CINE
Goodnight Mommy, una película de terror escrita y dirigida por dos mujeres que exploran el universo de lo familiar cuando se vuelve extraño.
› Por Marina Yuszczuk
Puede que solo el terror como género se haya atrevido a plantear, dándole mil caras, el temor primitivo que se instala en el corazón de lo más familiar y conocido, ese rechazo súbito que hace de los vínculos que se quieren pensar como los más estrechos una fuente de sospechas y recelo infinitos: ¿mi hijo es mi hijo? ¿Mi mamá es verdaderamente mi mamá? ¿Estoy segurx de que esta gente es mi familia? El cine se nutre de esa sensación, desde La profecía (1976) o El bebé de Rosemary (1968) –madres que creen serlo de monstruos, criaturas desconocidas que anidan en sus panzas o directamente, vástagos de Satán- hasta las más recientes El orfanato (2007) o The conjuring (2013), donde una madre poseída trataba de matar a sus hijas.
Escrita y dirigida por las austríacas Severin Fiala y Veronika Franz, Goodnight mommy trae una versión elegante y depurada de esas historias, entre el cine de género y el de festivales (de hecho la película estuvo en el de Venecia y en el Bafici del año pasado), que trabaja con solo tres personajes, aislados en una casa en el medio del campo, y evade puntualmente casi todos los golpes de efecto que el cine de los últimos años nos enseñó a esperar. Lukas y Elias son gemelos, practican la costumbre insidiosa de vestirse igual y con su sola presencia agitan esa cuerda aberrante de la duplicación de un individuo. Podrían estar al borde de la adolescencia, pero más bien parece que la vida en el campo los hubiera detenido en una infancia extraña, de bañarse juntos, coleccionar bichos a los que atrapan y conservan vivos, correr por escenarios del terror como bosques o maizales. Esa niñez artificial, cobijada, si es que se la puede llamar así, en una casa moderna hasta la última canilla y picaporte, es tan fría como si todos los clichés sobre el carácter austríaco se cumplieran a la vez.
Y eso no cambia cuando vuelve la madre, ausente por una cirugía en la cara, metida ahora dentro de un vendaje que la vuelve frankensteniana y tan gélida que no hay ni un solo abrazo, ni una palabra emocionada para esos hijos que pasaron tantos días solos. No pasa mucho tiempo antes de que los chicos empiecen a sospechar que esa mujer no es en realidad su madre, pero la frialdad es un punto importante porque la película basa buena parte de su efecto en el malestar que genera ese desamparo de los nenes, sin un solo adulto cerca que se responsabilice por lo que comen o se preocupe por saber si esta noche van a volver a casa.

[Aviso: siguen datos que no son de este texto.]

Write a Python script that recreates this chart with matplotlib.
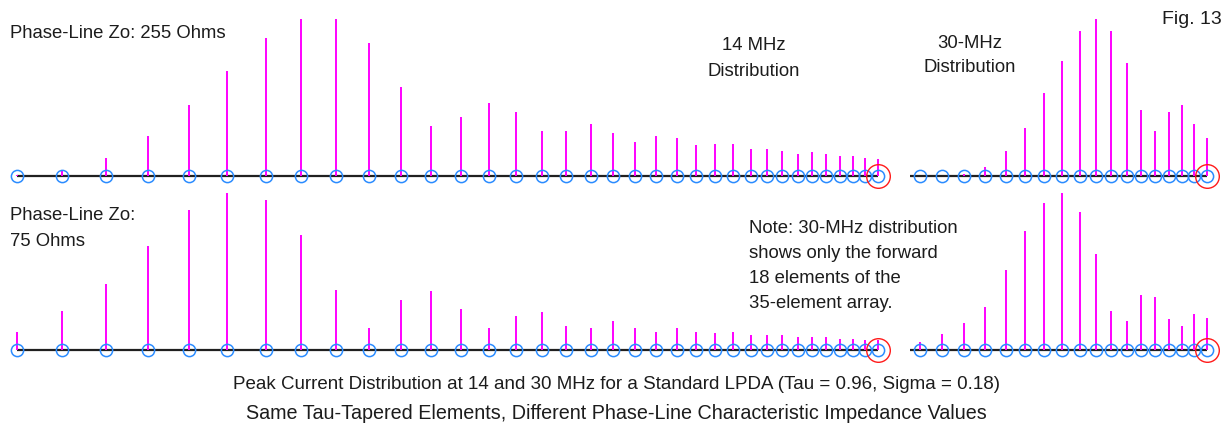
import numpy as np
import matplotlib.pyplot as plt

# element positions along the boom (rear element = 0), 35 tau-tapered elements
element_pos = [0, 45.5, 89, 131.5, 171.7, 210.3, 249, 284.5, 319, 352.5,
               384.3, 414.3, 444, 472, 498.7, 525, 549, 574, 596, 618,
               639, 659.7, 679.3, 698.3, 716, 733.7, 749.7, 765.3, 781.3, 795.3,
               809.3, 823.3, 835.7, 848.3, 860.7]

# relative peak current (%) per element
cur_14_255 = [0.6, 3.2, 11.6, 25.2, 45.1, 66.6, 87.7, 100, 100, 84.6,
              56.4, 31.8, 37.5, 46.4, 40.7, 28.4, 28.4, 32.9, 27.3, 21.8,
              25.2, 24.0, 19.5, 20.5, 20.5, 17.4, 17.4, 16.1, 14.0, 15.1,
              14.0, 12.9, 12.9, 11.6, 10.6]
cur_30_255 = [0, 0, 1.3, 5.9, 16.1, 30.7, 53.0, 73.1, 92.2, 100,
              92.2, 72.0, 42.0, 28.4, 40.7, 45.1, 32.9, 24.0]
cur_14_75 = [11.4, 24.8, 41.5, 66.1, 88.6, 99.8, 95.4, 72.9, 38.1, 13.5,
             31.6, 37.1, 25.9, 13.5, 21.4, 23.7, 14.8, 13.5, 18.2, 13.5,
             11.4, 13.5, 11.4, 10.4, 11.4, 9.1, 9.1, 9.1, 8.1, 8.1,
             8.1, 7.0, 7.0, 5.9, 5.9]
cur_30_75 = [4.6, 10.2, 17.0, 27.1, 50.7, 75.2, 93.0, 99.8, 87.5, 60.6,
             24.8, 18.2, 35.0, 33.7, 19.3, 14.8, 22.7, 20.3]

n_fwd = 18  # 30 MHz panels: forward 18 elements only

plt.rcParams['font.family'] = ['Liberation Sans', 'DejaVu Sans']
W, H = 1231, 431
fig = plt.figure(figsize=(W / 100, H / 100), dpi=100)
PX = 1.573  # pixels per percent
TXT = '#1c1c1c'


def panel(left, right, x_at_left, base):
    bot = base + 20
    top = base - 175
    ax = fig.add_axes([left / W, 1 - bot / H, (right - left) / W, (bot - top) / H])
    ax.set_xlim(x_at_left, x_at_left + (right - left))
    ax.set_ylim(-(bot - base) / PX, (base - top) / PX)
    ax.axis('off')
    return ax


def draw(ax, x, y, line_from):
    x = np.array(x)
    ax.plot([line_from, x[-1]], [0, 0], color='#202020', lw=1.6,
            solid_capstyle='butt', clip_on=False, zorder=1)
    ax.vlines(x, 0, y, color='#ff00ff', lw=1.4, zorder=2)
    ax.plot(x, np.zeros(len(x)), 'o', mfc='none', mec='#2b8cff', ms=8.8,
            mew=1.1, zorder=3, clip_on=False)
    ax.plot(x[-1], 0, 'o', mfc='none', mec='#ff1a1a', ms=17, mew=1.0,
            zorder=4, clip_on=False)


pos = element_pos
fwd = pos[-n_fwd:]

for base, c14, c30 in [(177, cur_14_255, cur_30_255), (350.7, cur_14_75, cur_30_75)]:
    axl = panel(0, 895, -17, base)
    draw(axl, pos, c14, pos[0])
    axr = panel(895, W, fwd[0] - 25, base)
    draw(axr, fwd, c30, fwd[0] - 10)


def t(x, y, s, **kw):
    kw.setdefault('fontsize', 13.3)
    fig.text(x / W, 1 - y / H, s, color=TXT, va='center', **kw)


t(10, 33, 'Phase-Line Zo: 255 Ohms')
t(754, 46, '14 MHz', ha='center')
t(754, 72, 'Distribution', ha='center')
t(970, 44, '30-MHz', ha='center')
t(970, 68, 'Distribution', ha='center')
t(1222, 20, 'Fig. 13', ha='right', fontsize=14)
t(10, 216, 'Phase-Line Zo:')
t(10, 241, '75 Ohms')
note = ['Note: 30-MHz distribution', 'shows only the forward',
        '18 elements of the', '35-element array.']
for i, line in enumerate(note):
    t(749, 229 + i * 24.7, line)
t(616, 385, 'Peak Current Distribution at 14 and 30 MHz for a Standard LPDA (Tau = 0.96, Sigma = 0.18)',
  ha='center', fontsize=13.5)
t(616, 414, 'Same Tau-Tapered Elements, Different Phase-Line Characteristic Impedance Values',
  ha='center', fontsize=14.2)

fig.savefig('out.png', dpi=100)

Independientes como gatos, autosuficientes, Lukas y Elias enseguida trazan una línea imaginaria: de un lado queda esa madre oculta en una venda; del otro ellos, cómplices y tan unidos como si se tratara de uno solo repartido en dos cuerpos. De ahí en más, el empeño principal de los chicos estará puesto en empujar a esa mujer de varios modos posibles para que les diga la verdad, la que ellos creen que ya saben.
Goodnight mommy (que en realidad se llama algo así como “Veo, veo”) es una película de climas y sensaciones antes que una historia compleja. Lo que sabemos de la madre y los hijos al principio de la película apenas suma algún dato antes de llegar al final, aunque una está todo el tiempo preguntándose si alguna vez hubo un padre o si los chicos no van a la escuela. Pero esto que puede ser una propuesta interesante se convierte en una debilidad cuando las directoras eligen, antes que transmitir y generar tensión con las cámaras, apelar a algunos trucos más burdos que tienen que ver con el asco, como ese cascarudo gigante que los chicos depositan sobre el cuerpo de la madre dormida. No voy a contar más, pero hay un punto en el que Goodnight mommy va para ese lado y se estropea, en el que todo el esfuerzo puesto en construir una geometría tan intangible como un estado mental se precipita en el intento, más pobretón, de medir cuánto nos puede afectar físicamente lo que no es otra cosa que una sesión de tortura.